Andrea Pirlo’s name is already etched into the history books of Juventus. A protagonist in the Bianconeri’s rise back to the top at the beginning of the last decade, Pirlo was the early inspiration behind what would become an era of total dominance in Serie A.
Now nine years after his initial move to Turin, Il Maestro is back, but this time in his first managerial role and he will be hoping to continue the winning cycle he sparked as player back in 2011. When Pirlo arrived from Milan that summer, his reputation as a top tier midfielder preceded him, but on this occasion his ability as a tactician remains completely unknown.
The shock of his appointment as Juventus coach after the dismissal of Maurizio Sarri has been well documented.
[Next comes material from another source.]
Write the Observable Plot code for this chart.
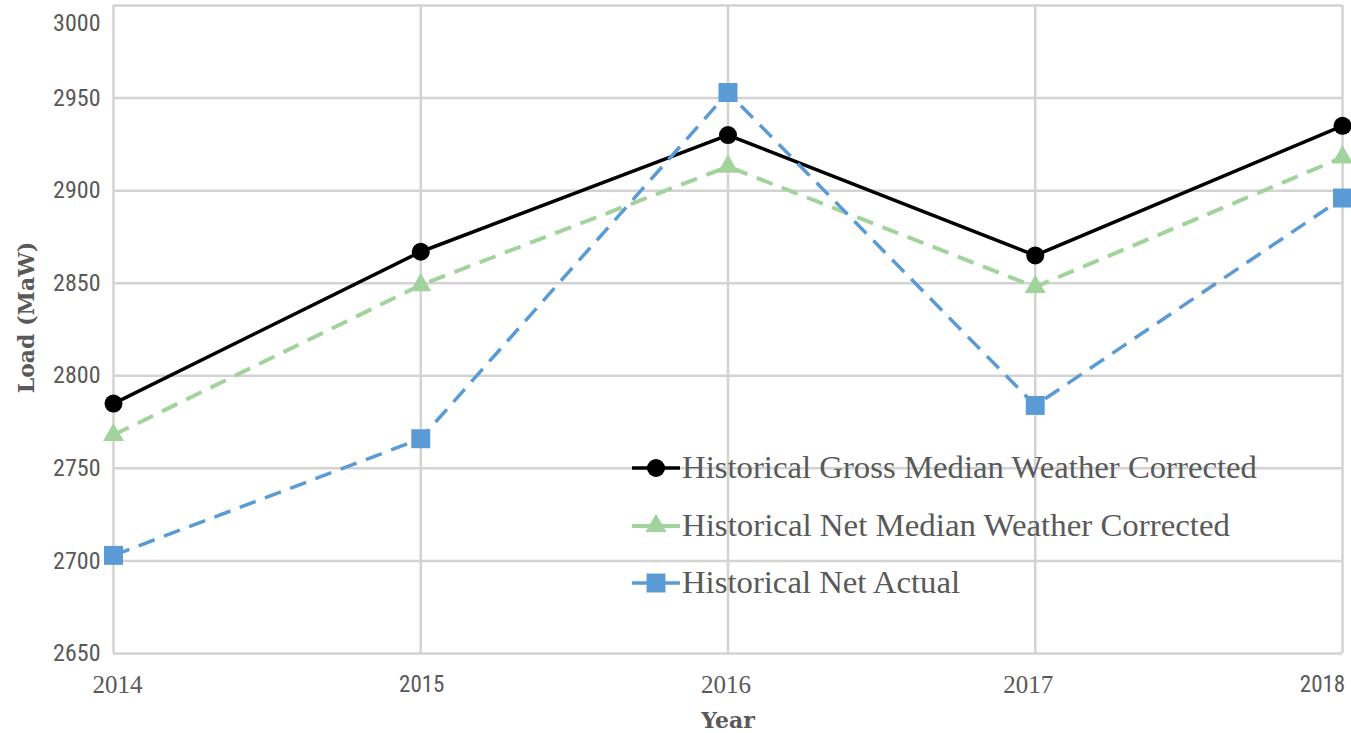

Chief football officer Fabio Paratici was naturally quick to hype up Pirlo’s potential on the side-line, confidently declaring “he was destined for greatness as a player and we strongly believe he is as a coach.”
A coaching novice, Pirlo now finds himself thrust into one of the biggest jobs in world football. Despite declaring after his retirement just a few years ago that he was not attracted to management, he is in a unique position for a first-time coach who has only recently completed the required exams.
Andrea’s opportunity to develop his craft as the Juventus Under-23 coach was quashed, his coaching journey has skipped a few steps, but Pirlo is – as we have come to expect – unfazed, composed and believes this is the right time for him. So what can we expect from Mister Pirlo?
The former Italy international has had little time in the build-up to the new campaign, adding to the complexity of the situation. However, the World Cup winner has spoken openly about how he wants his Juventus to play and the football he believes is capable of bringing success.
Dynamic football, players that can adapt and function in multiple roles providing solutions in any given situation. Pirlo wants his team to dominate the ball, play with freedom in the final third and be quick to suffocate play when the game is in transition. People have speculated as to what Pirlo’s preferred formation will be, but last week’s friendly against Novara provided a glimpse into how La Vecchia Signora will play under his guidance.
Versatile players creating a hybrid formation that enables the control and manipulation of space. It’s an ideology that’s been deployed by many across Europe and in keeping with Pirlo’s views on modern football. Going forward, Pirlo’s team formed a 3-2-5 system in possession and reverted into a more conventional 4-4-2 without the ball. Cristiano Ronaldo was of course a central feature and in this set-up the Portuguese Number 7 will have plenty of support around him. Albeit against an opponent from the third division, CR7 and co already looked more at home with Pirlo’s ideas than they did under Sarri last season.
Committing high numbers to the attack, their approach was less rigid than we had seen in previous months and the new faces gave the team a fresh feel, making a positive impact in the process. Pirlo already appears to have the players on side, they are buying into his plan and are able to relate to him on a personal level.
It cannot be overstated how important it is that Pirlo is making players feel comfortable, forming a group and fuelling enthusiasm around the training ground. Pirlo’s ability to man manage and motivate a group of experienced players will be as crucial as any of his tactics. If there was any initial scepticism amongst fans around the choice of Pirlo, that has been replaced with an eagerness to see a different playing style. Even a dysfunctional transfer strategy has not overshadowed the curiosity around what l'architetto will bring. Pirlo is making Juventus feel like Juventus again.
It is clear that Pirlo still requires the club to do business on the player front before the close of the transfer window next month, as he is still missing pieces of his puzzle. It is obvious to say there is a long road ahead and they will certainly come across difficult challenges.
Andrea Pirlo has overcome problems before in his career, but this latest reinvention attempt as a world class coach is his toughest yet and no one will be surprised if he achieves it.